Ejercer la objetividad es hoy
una quimera, mantener en barbecho las emociones durante el ejercicio del
periodismo hoy es una utopía. No obstante, la venerada profesión del periodista
se parió allá por el siglo XIX como contador de noticias, descriptor de la realidad
que, aunque tamizada por el prisma de la mente y el sentimiento del ser humano,
sólo conducía a un camino que, era el único existente, el real..
En este país que nos acoge,
en este vetusto continente donde residimos, el espíritu del periodista como
pionero para transmitir qué acontece a su alrededor resulta imposible en pleno
siglo XXI. Ampararnos en los condicionantes de la pertenencia a un determinado
grupo comunicativo o empresarial no debería ser la excusa para contribuir a la desinformación
que la globalización del universo mediático ha hecho crecer brutalmente.

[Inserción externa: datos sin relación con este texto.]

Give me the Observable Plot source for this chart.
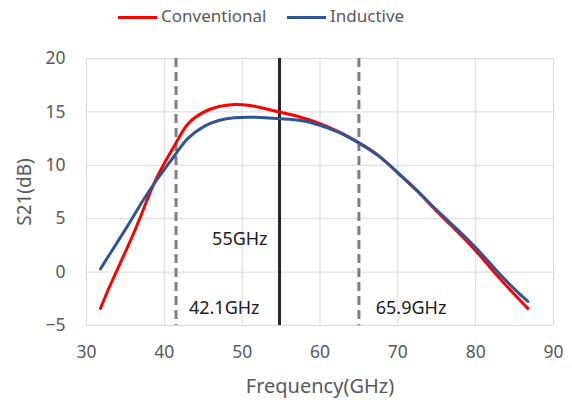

El arraigo y la autocensura
por la misma necesidad de conseguir el sustento que nos permita la
supervivencia como ser humano han llevado al profesional del periodismo a un
entramado con un andamiaje estructural que convierte en un erial cualquier atisbo de
veracidad en el ejercicio de su profesión.
Hasta ahí, una certeza que
no podemos obviar. Pero aún conscientes de esa realidad la desesperación pasa a
inefable con la proliferación de los “asesores de incomunicación” y de
conferencias de prensa tan inservibles como inútiles por amén del propio
conferenciante.
En este siglo XXI, las redes
sociales hacen caduca cualquier información a los escasos minutos de producirse,
pero la locura en forma de impotencia para el periodista se está traduciendo,
en estos tiempos de cambio de valores y principios, en toda una jornada de trabajo
reducida a cenizas con una inusitada rapidez por la irrupción de un comunicado o carta que lanza al traste horas
y horas de lo que pasa a ser estéril trabajo. Hasta ahí también aceptamos.
Pero que una comparecencia
ante los medios quede inútil por no avanzar la información que sólo unos
minutos pasará a ser la portada informativa real del día no sólo es inaudito
sino que, deja al periodista con cara de eso que es un poco más que tonto.
Si para más inri la “anhelada”
comparecencia es de alguien con “potentes”, la sensación de bochorno, rubor
y ninguneo adquiere cuotas desorbitadas
de impotencia que se unen a altas dosis de desaliento y desánimo en el
periodista que cada vez hace más difícil discernir cuál es la única realidad.
Y
cada vez, cada día, con cada acontecimiento así diseñado, se hace más difícil
mantener los únicos principios de la razón de ser de la profesión periodística.